It is becoming, this year, a sad retrospective: listening to the music of artists who have passed, those with whom one grew up, being influenced by their music – an influence that lasts forever as playing the albums at the time generates the memories of those significant teenage experiences, then feeling it again when older in that phenomenon of aural recall – and for so many of the singer-songwriters at that first moment in the late 60s and early 70s, also reading and absorbing the poetry of their lyrics.
Leonard Cohen’s passing yesterday makes him my current revisiting, and I listened to two compilations which contained old and newer songs, but it is today’s playing of his vinyl album The Songs of Leonard Cohen that has meant more because this, from 1966, is the music that most contains and transmits those memories.

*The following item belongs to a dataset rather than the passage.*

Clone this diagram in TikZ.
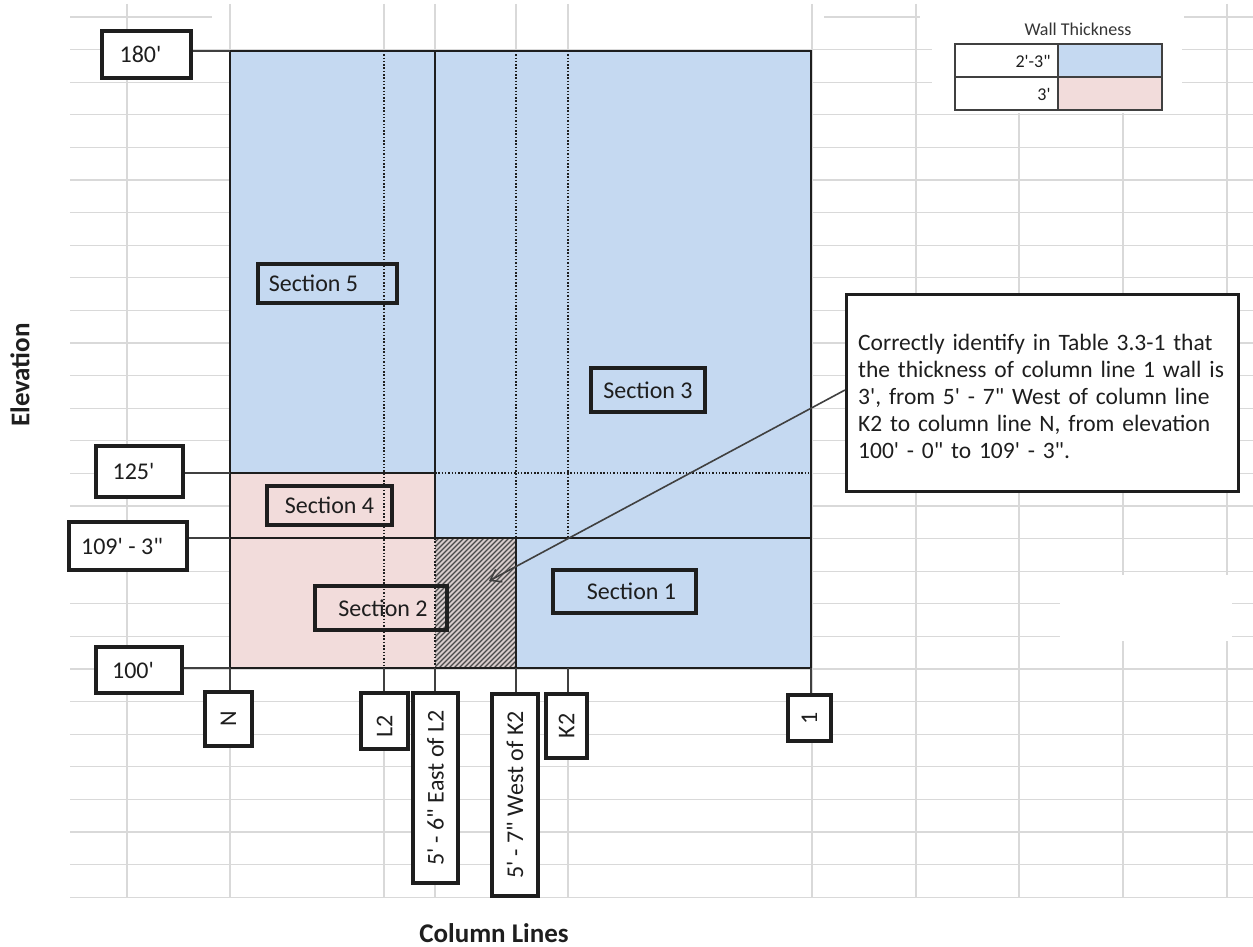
\documentclass[tikz,border=0pt]{standalone}
\usepackage{fontspec}
\setmainfont{Carlito}[Ligatures=TeXOff]
\usetikzlibrary{arrows.meta}
\definecolor{wallblue}{HTML}{C5D9F1}
\definecolor{wallpink}{HTML}{F2DCDB}
\definecolor{gridgray}{HTML}{D9D9D9}
\definecolor{ink}{HTML}{1E1E1E}
\definecolor{hatchbg}{HTML}{D8CCCC}
\definecolor{hatchline}{HTML}{4A4A4A}
\begin{document}
\begin{tikzpicture}[x=1pt,y=-1pt,
  gridline/.style={gridgray, line width=1.2pt},
  lblbox/.style={draw=ink, line width=3.5pt, fill=white, inner sep=0pt, text=ink, font=\fontsize{24}{28}\selectfont},
  secbox/.style={draw=ink, line width=4pt, inner sep=0pt, text=ink, font=\fontsize{24}{28}\selectfont},
  conn/.style={draw=ink!85, line width=1.8pt},
  dotline/.style={ink, line width=1.6pt, dash pattern=on 1.5pt off 1.8pt},
  solidline/.style={ink, line width=2.2pt},
  axislabel/.style={text=ink, font=\bfseries\fontsize{27}{30}\selectfont},
]
\useasboundingbox (0,0) rectangle (1253,947);
\fill[white] (0,0) rectangle (1253,947);
% spreadsheet grid
\draw[gridline] (70,17) -- (212,17) (824,17) -- (920,17) (1184,17) -- (1253,17);
\foreach \k in {1,...,27} \draw[gridline] (70,{17+32.6*\k}) -- (1253,{17+32.6*\k});
\foreach \x in {127,230,384,435,516,568,812,916,1019,1123,1227} \draw[gridline] (\x,4) -- (\x,897);
\fill[white] (1060,575) rectangle (1232,641);
\fill[white] (932,0) rectangle (1182,113);
% wall fills
\fill[wallblue] (230,51) rectangle (811,668);
\fill[wallpink] (230,473) rectangle (435,668);
\begin{scope}
  \clip (435,538) rectangle (516,668);
  \fill[hatchbg] (435,538) rectangle (516,668);
  \foreach \i in {-140,-135,...,85} \draw[hatchline, line width=1.2pt] ({435+\i},672) -- ++(140,-140);
\end{scope}
% column / elevation lines
\draw[dotline] (384,51) -- (384,668);
\draw[dotline] (516,51) -- (516,538);
\draw[dotline] (568,51) -- (568,538);
\draw[dotline] (435,538) -- (435,668);
\draw[dotline] (435,473) -- (811,473);
\draw[solidline] (435,51) -- (435,538);
\draw[solidline] (516,538) -- (516,668);
\draw[solidline] (230,473) -- (435,473);
\draw[solidline] (230,538) -- (811,538);
\draw[solidline] (230,51) rectangle (811,668);
% anchor points on the wall outline
\coordinate (e180) at (230,51);
\coordinate (e125) at (230,473);
\coordinate (e109) at (230,538);
\coordinate (e100) at (230,668);
\coordinate (cN) at (230,668);
\coordinate (cL2) at (384,668);
\coordinate (cE) at (435,668);
\coordinate (cW) at (516,668);
\coordinate (cK2) at (568,668);
\coordinate (c1) at (811,668);
% elevation labels
\node[lblbox, minimum width=89pt, minimum height=47pt] (l180) at (146.5,54.5) {180'\hspace{12pt}\null};
\node[lblbox, minimum width=87pt, minimum height=51pt] (l125) at (139.5,471.5) {125'\hspace{12pt}\null};
\node[lblbox, minimum width=118pt, minimum height=48pt] (l109) at (128,546) {109' - 3"\hspace{12pt}\null};
\node[lblbox, minimum width=86pt, minimum height=46pt] (l100) at (139,670) {100'\hspace{12pt}\null};
\draw[conn] (l180.east |- e180) -- (e180);
\draw[conn] (l125.east |- e125) -- (e125);
\draw[conn] (l109.east |- e109) -- (e109);
\draw[conn] (l100.east |- e100) -- (e100);
% column labels
\draw[conn] (cN) -- (cN |- 0,693);
\draw[conn] (cL2) -- (cL2 |- 0,694);
\draw[conn] (cE) -- (cE |- 0,694);
\draw[conn] (cW) -- (cW |- 0,695);
\draw[conn] (cK2) -- (cK2 |- 0,695);
\draw[conn] (c1) -- (c1 |- 0,696);
\node[lblbox, rotate=90, minimum width=54pt, minimum height=47pt] (bN) at (228.5,719) {N};
\node[lblbox, rotate=90, minimum width=56pt, minimum height=47pt] (bL2) at (384.5,721) {L2\hspace{10pt}\null};
\node[lblbox, rotate=90, minimum width=190pt, minimum height=45pt] (bE) at (435.5,788) {5' - 6" East of L2};
\node[lblbox, rotate=90, minimum width=202pt, minimum height=46pt] (bW) at (515,795) {5' - 7" West of K2};
\node[lblbox, rotate=90, minimum width=64pt, minimum height=41pt] (bK2) at (566.5,726) {K2};
\node[lblbox, rotate=90, minimum width=46pt, minimum height=43pt] (b1) at (809.5,718) {1};
% section labels
\node[secbox, minimum width=139pt, minimum height=39pt] (sec5) at (327.5,283.5) {Section 5\hspace{28pt}\null};
\node[secbox, minimum width=114pt, minimum height=44pt] (sec3) at (648,390) {Section 3};
\node[secbox, minimum width=125pt, minimum height=39pt] (sec4) at (329.5,505.5) {Section 4};
\node[secbox, minimum width=132pt, minimum height=44pt] (sec2) at (381,608) {\hspace{4pt}Section 2};
\node[secbox, minimum width=143pt, minimum height=43pt] (sec1) at (624.5,591.5) {\hspace{14pt}Section 1};
% callout
\node[draw=ink, line width=3pt, fill=white, minimum width=392pt, minimum height=197pt, inner sep=0pt, anchor=north west] (callout) at (845,293) {};
\node[anchor=north west, inner sep=0pt, text width=375pt, align=left, text=ink, font=\fontsize{23.5}{27}\selectfont] (callouttext) at (858,334)
  {\mbox{Correctly identify in Table 3.3-1 that}\\
   \mbox{the thickness of column line 1 wall is}\\
   \mbox{3', from 5' - 7" West of column line}\\
   \mbox{K2 to column line N, from elevation}\\
   \mbox{100' - 0" to 109' - 3".}};
\coordinate (tip) at (489,581);
\draw[conn, line width=1.6pt, -{Straight Barb[length=10pt,width=14pt]}] ([yshift=3pt]callout.west) -- (tip);
% legend
\node[text=ink!90, font=\fontsize{18}{20}\selectfont] (legtitle) at (1078,29) {Wall Thickness};
\fill[wallblue] (1058,44) rectangle (1162,77);
\fill[wallpink] (1058,77) rectangle (1162,110);
\draw[ink!85, line width=1.8pt] (955,44) rectangle (1162,110) (955,77) -- (1162,77) (1058,44) -- (1058,110);
\node[anchor=east, text=ink, font=\fontsize{18}{20}\selectfont] (leg1) at (1054,61) {2'-3"};
\node[anchor=east, text=ink, font=\fontsize{18}{20}\selectfont] (leg2) at (1054,94) {3'};
% axis titles
\node[axislabel, rotate=90] (elev) at (20,375) {Elevation};
\node[axislabel] (collines) at (494,933) {Column Lines};
\end{tikzpicture}
\end{document}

And the album covers themselves printed the lyrics, on the back with the liner notes or on the inside sleeves, this an important part of the physical acquisition [I know lyrics are printed on cd cover inserts. I know]. It is fascinating to read on this album’s liner notes by David Sherman a quote attributed to Cohen: At times I can taste the sweetness of death. We know there is much reference to violence in Cohen’s poetry, and darkness in his lyrics, not least on his most recent [very recent] release You Want It Darker,
They’re lining up the prisoners
And the guards are taking aim
I struggled with some demons
They were middle class and tame
I didn’t know I had permission to murder and to maim
You want it darker
but how wonderful to know that his quote presented in 1966 still had 50 years to mean whatever it meant.
It would be hopelessly naïve to think there will be less listening like this as 2016 is only an obvious timeframe, and certainly hasn’t been the beginning: so many of the artists who had the influences I am writing about were already adults as I was becoming a teenage listener and reader – Cohen himself in his 30s when he turned to music – and thus this ironic coming of age will continue. I don’t want to engage in some macabre prediction of selecting and listening to the future if relatively imminent losses, but I must start more celebrating now rather than recovering the past when it has passed.
As contrived as that last sentence sounds, I’m sure, I know this is linked to the other loss of friends too, and thus these realities cannot be separated. To anchor what I mean by this, I will close on the following poem by William Stafford:
How far friends are! They forget you,
most days. They have to, I know; but still,
it’s lonely just being far and a friend.
I put my hand out – this chair, this table –
so near: touch, that’s how to live.
Call up a friend? All right, but the phone
itself is what loves you, warm on your ear,
on your hand. Or, you lift a pen
to write – it’s not that far person
but this familiar pen that comforts.